Quinoa Salad with Cranberries and Pistachio Nuts Source
For the Love of Salad, by: Jeanelle Mitchell
This is a great recipe from one of my favourite cookbooks. The entire cookbook is made up of gourmet salads from greens to grains. Perfect for a dinner appetizer, a brunch option or to take to work for lunch!
2 cups water
1 cup quinoa
¼ tsp sea salt
2 Tbsp fresh orange juice
1 tsp orange zest
2 tbsp fresh lemon juice
1 tbsp liquid honey
¼ tsp hot pepper sauce
2 tbsp extra virgin olive oil
sea salt and freshly ground pepper
2 green onions, finely chopped
½ cup coarsely chopped dried cranberries
2 tbsp chopped fresh mint or flat-leaf parsley
½ cup chopped toasted pistachio nuts
1. Quinoa: Bring water to a boil in a large saucepan. Add quinoa and salt; cook over medium heat, stirring occasionally, until tender but still firm to the bite, about 12 minutes. Drain well and transfer to a medium bowl. Let cool to room temperature.

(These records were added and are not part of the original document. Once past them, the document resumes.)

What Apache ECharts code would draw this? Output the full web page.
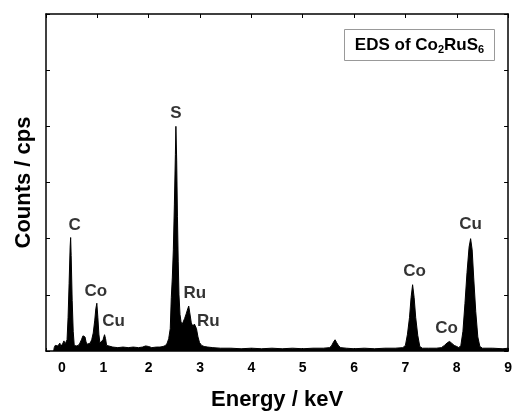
<!DOCTYPE html>
<html>
<head>
<meta charset="utf-8">
<script src="https://cdn.jsdelivr.net/npm/echarts@6/dist/echarts.min.js"></script>
<style>
html,body{margin:0;padding:0;background:#fff;overflow:hidden;}
#chart{width:515px;height:416px;}
</style>
</head>
<body>
<div id="chart"></div>
<script>
// Spectrum (energy in keV, counts in arbitrary cps units)
const energy = [
  0.15,0.16,0.18,0.19,0.21,0.23,0.25,0.27,0.29,0.31,0.33,0.35,0.37,0.39,
  0.41,0.43,0.45,0.47,0.48,0.49,0.51,0.53,0.55,0.57,0.59,0.61,0.63,0.66,
  0.69,0.72,0.74,0.76,0.78,0.80,0.83,0.86,0.89,0.92,0.95,0.97,0.99,1.01,
  1.03,1.05,1.08,1.11,1.14,1.16,1.18,1.21,1.30,1.40,1.50,1.60,1.70,1.80,
  1.88,1.94,1.97,2.00,2.06,2.15,2.22,2.28,2.33,2.36,2.39,2.42,2.44,2.46,
  2.48,2.50,2.52,2.53,2.545,2.56,2.575,2.59,2.61,2.63,2.65,2.67,2.70,2.73,
  2.76,2.78,2.80,2.83,2.86,2.89,2.91,2.93,2.96,2.99,3.03,3.08,3.15,3.25,
  3.40,3.60,3.80,4.00,4.20,4.40,4.60,4.80,5.00,5.20,5.40,5.52,5.56,5.60,
  5.63,5.66,5.70,5.74,5.85,6.00,6.20,6.40,6.60,6.80,6.95,7.00,7.04,7.08,
  7.11,7.14,7.17,7.20,7.24,7.28,7.33,7.45,7.60,7.70,7.76,7.82,7.86,7.90,
  7.95,8.00,8.04,8.08,8.12,8.16,8.20,8.24,8.27,8.30,8.33,8.37,8.41,8.45,
  8.50,8.70,8.90,9.00
];
const counts = [
  0.00,0.06,0.10,0.13,0.07,0.09,0.12,0.14,0.08,0.10,0.14,0.18,0.12,0.10,
  0.20,0.60,1.20,1.85,2.02,1.70,0.90,0.35,0.10,0.07,0.09,0.08,0.10,0.14,
  0.20,0.27,0.30,0.25,0.16,0.12,0.10,0.14,0.20,0.32,0.55,0.75,0.85,0.60,
  0.30,0.14,0.12,0.20,0.29,0.22,0.10,0.07,0.07,0.06,0.07,0.06,0.07,0.06,
  0.07,0.09,0.10,0.08,0.06,0.07,0.07,0.08,0.10,0.14,0.22,0.40,0.95,1.30,
  1.80,2.60,3.50,4.00,3.40,2.40,1.60,1.00,0.65,0.52,0.47,0.50,0.58,0.66,
  0.75,0.80,0.68,0.50,0.44,0.48,0.50,0.40,0.25,0.15,0.10,0.08,0.07,0.06,
  0.05,0.05,0.04,0.05,0.04,0.05,0.04,0.05,0.04,0.05,0.05,0.06,0.09,0.16,
  0.20,0.15,0.09,0.06,0.05,0.04,0.05,0.04,0.05,0.05,0.06,0.10,0.30,0.60,
  0.95,1.18,0.95,0.60,0.28,0.08,0.05,0.05,0.05,0.06,0.10,0.15,0.17,0.14,
  0.10,0.08,0.06,0.10,0.35,0.85,1.40,1.85,2.00,1.80,1.30,0.70,0.25,0.08,
  0.05,0.05,0.04,0.05
];
// Peak annotations
const peakNames  = ['C','Co','Cu','S','Ru','Ru','Co','Co','Cu'];
const peakEnergy = [0.48,0.99,1.14,2.53,2.78,2.91,7.14,7.86,8.27];
const peakHeight = [2.02,0.85,0.29,4.00,0.80,0.50,1.18,0.17,2.00];
const xTicks = [0,1,2,3,4,5,6,7,8,9];

const FONT = '"Liberation Sans", Arial, sans-serif';
const labelOffsets = [[4,-12],[-1,-12],[9,-13],[0,-13],[6,-13],[13,-2],[2,-13],[-3,-13],[0,-14]];

const chart = echarts.init(document.getElementById('chart'), null, {renderer:'canvas'});
const spectrum = energy.map((e,i)=>[e, counts[i]]);
const peaks = peakNames.map((n,i)=>({
  name:n, value:[peakEnergy[i], peakHeight[i]],
  label:{offset:labelOffsets[i]}
}));

const axLine = {show:true, onZero:false, lineStyle:{color:'#000', width:1.5}};
chart.setOption({
  animation:false,
  textStyle:{fontFamily:FONT},
  grid:{left:46, right:1, top:14, bottom:57, containLabel:false},
  xAxis:[{
    type:'value', min:xTicks[0], max:xTicks[xTicks.length-1], interval:1,
    position:'bottom',
    axisLine:axLine,
    axisTick:{show:true, inside:true, length:3, lineStyle:{color:'#000', width:1}},
    splitLine:{show:false},
    axisLabel:{
      show:true, margin:10, color:'#000', fontSize:14, fontWeight:'bold', fontFamily:FONT,
      formatter:function(v){ if(v===0) return '{z|0}'; if(v===1) return '{o|1}'; return String(v); },
      rich:{
        z:{padding:[0,0,0,32], fontSize:14, fontWeight:'bold', fontFamily:FONT, color:'#000'},
        o:{padding:[0,0,0,12], fontSize:14, fontWeight:'bold', fontFamily:FONT, color:'#000'}
      }
    },
    name:'Energy / keV', nameLocation:'middle', nameGap:38,
    nameTextStyle:{fontSize:22, fontWeight:'bold', color:'#000', fontFamily:FONT}
  },{
    type:'value', min:xTicks[0], max:xTicks[xTicks.length-1], interval:1,
    position:'top',
    axisLine:axLine,
    axisTick:{show:true, inside:true, length:4, lineStyle:{color:'#000', width:1}},
    splitLine:{show:false}, axisLabel:{show:false}
  }],
  yAxis:[{
    type:'value', min:0, max:6, interval:1, position:'left',
    axisLine:axLine,
    axisTick:{show:true, inside:true, length:4, lineStyle:{color:'#000', width:1}},
    splitLine:{show:false}, axisLabel:{show:false},
    name:'Counts / cps', nameLocation:'middle', nameGap:11,
    nameTextStyle:{fontSize:22, fontWeight:'bold', color:'#000', fontFamily:FONT}
  },{
    type:'value', min:0, max:6, interval:1, position:'right',
    axisLine:axLine,
    axisTick:{show:true, inside:true, length:4, lineStyle:{color:'#000', width:1}},
    splitLine:{show:false}, axisLabel:{show:false}
  }],
  series:[{
    type:'line', data:spectrum, xAxisIndex:0, yAxisIndex:0,
    symbol:'none', smooth:false,
    lineStyle:{color:'#000', width:1},
    areaStyle:{color:'#000', opacity:1},
    z:2
  },{
    type:'scatter', data:peaks, xAxisIndex:0, yAxisIndex:0,
    symbolSize:0, silent:true, z:5,
    label:{show:true, position:'inside', formatter:'{b}', color:'#000',
      fontSize:17, fontWeight:'bold', fontFamily:FONT}
  }],
  graphic:[{
    type:'rect', shape:{x:344.5, y:29.5, width:150, height:31},
    style:{fill:'#fff', stroke:'#999', lineWidth:1}, z:10
  },{
    type:'text', x:419.5, y:45, z:11,
    style:{
      text:'{a|EDS of Co}{s|2}{a|RuS}{s|6}',
      align:'center', verticalAlign:'middle',
      rich:{
        a:{fontSize:17, fontWeight:'bold', fontFamily:FONT, fill:'#000', lineHeight:20},
        s:{fontSize:11, fontWeight:'bold', fontFamily:FONT, fill:'#000', padding:[10,0,0,0]}
      }
    }
  }]
});
</script>
</body>
</html>
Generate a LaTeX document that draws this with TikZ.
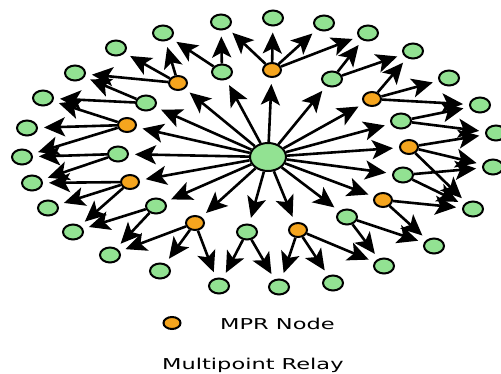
\documentclass[tikz,border=0pt]{standalone}
\usepackage{fontspec}
\newfontfamily\legendfont[FakeStretch=1.5]{DejaVu Sans}
\usetikzlibrary{shapes.geometric,arrows.meta,backgrounds}
\definecolor{ngreen}{RGB}{146,226,146}
\definecolor{norange}{RGB}{245,165,30}
\begin{document}
\begin{tikzpicture}[x=1pt,y=-1pt,
  gnode/.style={ellipse,draw=black,line width=2pt,fill=ngreen,minimum width=20pt,minimum height=15pt,inner sep=0pt},
  onode/.style={gnode,fill=norange,minimum width=18pt,minimum height=14pt},
  cnode/.style={gnode,minimum width=36pt,minimum height=28pt},
  link/.style={line width=2.6pt,-{Stealth[length=21pt,width=19pt,inset=5pt]},shorten >=6pt},
  lbl/.style={font=\legendfont\fontsize{15}{18}\selectfont,inner sep=0pt}
]
\useasboundingbox (0,0) rectangle (501,373);
% center
\node[cnode] (C) at (268,157) {};
% MPR nodes
\node[onode] (M1) at (272,70) {};
\node[onode] (M2) at (178,83) {};
\node[onode] (M3) at (127,125) {};
\node[onode] (M4) at (130,182) {};
\node[onode] (M5) at (195,223) {};
\node[onode] (M6) at (298,230) {};
\node[onode] (M7) at (383,200) {};
\node[onode] (M8) at (409,147) {};
\node[onode] (M9) at (372,99) {};
% inner neighbours
\node[gnode] (N1) at (222,72) {};
\node[gnode] (N2) at (146,103) {};
\node[gnode] (N3) at (118,154) {};
\node[gnode] (N4) at (156,206) {};
\node[gnode] (N5) at (247,232) {};
\node[gnode] (N6) at (347,217) {};
\node[gnode] (N7) at (403,175) {};
\node[gnode] (N8) at (401,121) {};
\node[gnode] (N9) at (332,79) {};
% outer ring
\node[gnode] (T1) at (273,18) {};
\node[gnode] (T2) at (324,23) {};
\node[gnode] (T3) at (368,33) {};
\node[gnode] (T4) at (413,51) {};
\node[gnode] (T5) at (449,78) {};
\node[gnode] (T6) at (480,105) {};
\node[gnode] (T7) at (496,133) {};
\node[gnode] (T8) at (493,167) {};
\node[gnode] (T9) at (473,209) {};
\node[gnode] (T10) at (434,246) {};
\node[gnode] (T11) at (384,266) {};
\node[gnode] (T12) at (333,283) {};
\node[gnode] (T13) at (279,287) {};
\node[gnode] (T14) at (219,286) {};
\node[gnode] (T15) at (160,271) {};
\node[gnode] (T16) at (110,255) {};
\node[gnode] (T17) at (73,232) {};
\node[gnode] (T18) at (48,208) {};
\node[gnode] (T19) at (32,183) {};
\node[gnode] (T20) at (22,157) {};
\node[gnode] (T21) at (27,128) {};
\node[gnode] (T22) at (43,98) {};
\node[gnode] (T23) at (75,73) {};
\node[gnode] (T24) at (116,48) {};
\node[gnode] (T25) at (163,33) {};
\node[gnode] (T26) at (221,22) {};
% legend
\node[onode,minimum width=17pt,minimum height=12pt] (leg) at (172,323) {};
\node[lbl,anchor=base west] (mprtext) at (220,329) {MPR Node};
\node[lbl,anchor=base west] (title) at (162,369) {Multipoint Relay};
\begin{pgfonlayer}{background}
\fill[white] (0,0) rectangle (501,373);
\foreach \a/\b in {C/M1,C/M2,C/M3,C/M4,C/M5,C/M6,C/M7,C/M8,C/M9,
  C/N1,C/N2,C/N3,C/N4,C/N5,C/N6,C/N7,C/N8,C/N9,
  M1/T26,M1/T1,M1/T2,M1/T3,
  N1/T26,N1/T25,
  M2/T25,M2/T24,M2/T23,
  N2/T23,N2/T22,
  M3/T22,M3/T21,M3/T20,
  N3/T20,N3/T19,
  M4/T19,M4/T18,M4/T17,
  N4/T17,N4/T16,
  M5/T16,M5/T15,M5/T14,
  N5/T14,N5/T13,
  M6/T13,M6/T12,M6/T11,
  N6/T11,N6/T10,
  M7/T10,M7/T9,
  N7/T9,N7/T8,
  M8/T9,M8/T8,M8/T7,
  N8/T7,N8/T6,
  M9/T6,M9/T5,M9/T4,
  N9/T4,N9/T3}
  \draw[link] (\a) -- (\b);
\end{pgfonlayer}
\end{tikzpicture}
\end{document}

2. Dressing: Whisk together orange juice and zest, lemon juice, honey, and hot pepper sauce in a small bowl. Gradually whisk in olive oil until well combined. Season with salt and pepper to taste. Set aside.
3. Add green onions, cranberries, mint, and dressing to quinoa and toss to combine. Add pistachio nuts just before serving.
Tip: Can make up to 2 days ahead, just cover and refrigerate!